Monday, May 21, 2007 – Eric Church proved you can go home once again as he gave a benefit performance Sunday before more than 4,000 people at South Caldwell High School's Spartan Stadium in Hudson, N.C.

Residents of Church's hometown of Granite Falls and the surrounding North Carolina counties turned out. His publicist said hundreds of members of Church's fan club, the "Church Choir," made the trip and gave a check to Church, on behalf of the fan club, to benefit the school.

"I just wanted to say, before anything else - it's good to be home," Church said. "I've been fortunate enough to have played all across the country, but nothing beats this."

Church played a set of songs from his debut album, "Sinners Like Me," mixing in references to local fishing spots, rowdy bars, friends and relatives that drew loud cheers from the hometown crowd and a sing-along to the current-single "Guys Like Me."

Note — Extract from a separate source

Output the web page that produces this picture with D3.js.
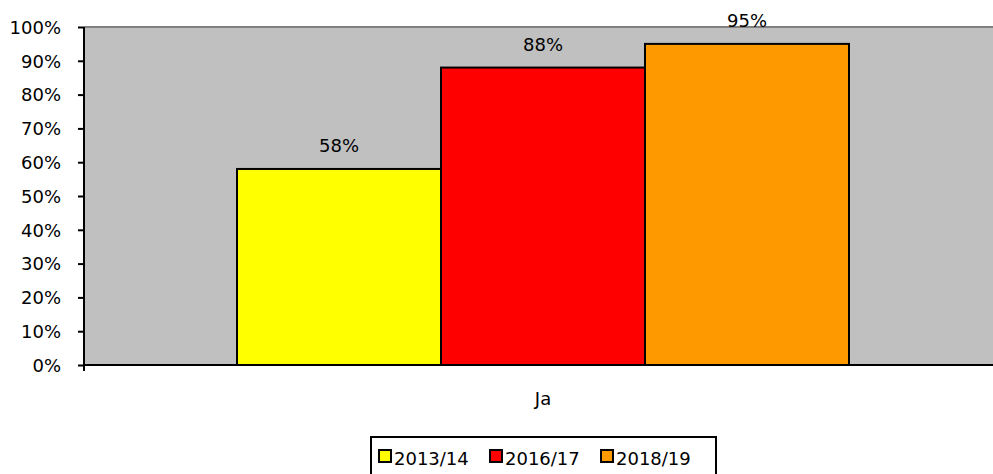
<!DOCTYPE html>
<meta charset="utf-8">
<style>
body { margin: 0; background: #fff; }
text { font-family: "DejaVu Sans", sans-serif; font-size: 18px; fill: #000; }
.tick line, .domain { stroke: #000; stroke-width: 2px; }
</style>
<body>
<div id="chart"></div>
<script src="https://d3js.org/d3.v7.min.js"></script>
<script>
// data
var categories = ["Ja"];
var seriesNames = ["2013/14", "2016/17", "2018/19"];
var seriesValues = [58, 88, 95];
var seriesColors = ["#ffff00", "#ff0000", "#ff9900"];
var yTicks = [0, 10, 20, 30, 40, 50, 60, 70, 80, 90, 100];

var W = 993, H = 474;
var margin = {top: 27, right: -9, bottom: 109, left: 84};
var width = W - margin.left - margin.right,
    height = H - margin.top - margin.bottom;

var svg = d3.select("#chart").append("svg")
    .attr("width", W)
    .attr("height", H);

var g = svg.append("g")
    .attr("transform", "translate(" + margin.left + "," + margin.top + ")");

var x0 = d3.scaleBand().domain(categories).range([0, width]).paddingInner(0).paddingOuter(0.25);
var x1 = d3.scaleBand().domain(seriesNames).range([0, x0.bandwidth()]);
var y = d3.scaleLinear().domain([0, 100]).range([height, 0]);

// plot background
g.append("rect")
    .attr("width", width)
    .attr("height", height)
    .attr("fill", "#c0c0c0");
g.append("line")
    .attr("x1", 0).attr("x2", width)
    .attr("y1", 0).attr("y2", 0)
    .attr("stroke", "#808080")
    .attr("stroke-width", 2);

// bars
var rows = seriesNames.map(function(s, i) { return {name: s, value: seriesValues[i], color: seriesColors[i]}; });
var cat = g.selectAll(".cat")
    .data(categories)
    .enter().append("g")
    .attr("transform", function(d) { return "translate(" + x0(d) + ",0)"; });

cat.selectAll("rect")
    .data(rows)
    .enter().append("rect")
    .attr("x", function(d) { return x1(d.name); })
    .attr("y", function(d) { return y(d.value); })
    .attr("width", x1.bandwidth())
    .attr("height", function(d) { return y(0) - y(d.value); })
    .attr("fill", function(d) { return d.color; })
    .attr("stroke", "#000")
    .attr("stroke-width", 2);

cat.selectAll(".lbl")
    .data(rows)
    .enter().append("text")
    .attr("class", "lbl")
    .attr("x", function(d) { return x1(d.name) + x1.bandwidth() / 2; })
    .attr("y", function(d) { return y(d.value) - 17; })
    .attr("text-anchor", "middle")
    .text(function(d) { return d.value + "%"; });

// y axis
g.append("g")
    .call(d3.axisLeft(y).tickValues(yTicks).tickSize(6).tickPadding(17).tickFormat(function(d) { return d + "%"; }))
    .call(function(a) { a.selectAll("text").style("font-size", "18px").attr("dy", "0.35em"); a.select(".domain").attr("d", "M0,0V" + height); });

// x axis
g.append("line")
    .attr("x1", 0).attr("x2", width)
    .attr("y1", height).attr("y2", height)
    .attr("stroke", "#000").attr("stroke-width", 2);
g.append("line")
    .attr("x1", 0).attr("x2", 0)
    .attr("y1", height).attr("y2", height + 6)
    .attr("stroke", "#000").attr("stroke-width", 2);
g.selectAll(".xl")
    .data(categories)
    .enter().append("text")
    .attr("x", function(d) { return x0(d) + x0.bandwidth() / 2; })
    .attr("y", height + 40)
    .attr("text-anchor", "middle")
    .text(function(d) { return d; });

// legend
var legend = svg.append("g").attr("transform", "translate(371,437)");
legend.append("rect")
    .attr("width", 345).attr("height", 50)
    .attr("fill", "#fff").attr("stroke", "#000").attr("stroke-width", 2);
var itemX = [7, 118, 229];
var item = legend.selectAll(".item")
    .data(rows)
    .enter().append("g")
    .attr("transform", function(d, i) { return "translate(" + itemX[i] + ",0)"; });
item.append("rect")
    .attr("x", 1).attr("y", 13)
    .attr("width", 12).attr("height", 12)
    .attr("fill", function(d) { return d.color; })
    .attr("stroke", "#000").attr("stroke-width", 2);
item.append("text")
    .attr("x", 16).attr("y", 28)
    .text(function(d) { return d.name; });
</script>
</body>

"The whole reason that 'Sinners Like Me' is here is because of that school, that town and those people, so coming home to do this benefit was a no-brainer for me," saod Church. "My first single, 'How 'Bout You,' is as indicative of Granite Falls as anything else: 'I know where I come from - how 'bout you?' I see small town values as being Middle America values: community, family, God, hard work. Those values crafted what these songs are about."

Church's first single "How 'Bout You" became a Top 10 hit, catapulting the CD to seventh on the Billboard album chart. "Two Pink Lines," a song about pregnancy, also charted. The current single is "Guys Like Me" is the current single.

Church has been touring since the album's release last year with such acts as Bob Seger, Rascal Flatts, Brad Paisley and Dierks Bentley.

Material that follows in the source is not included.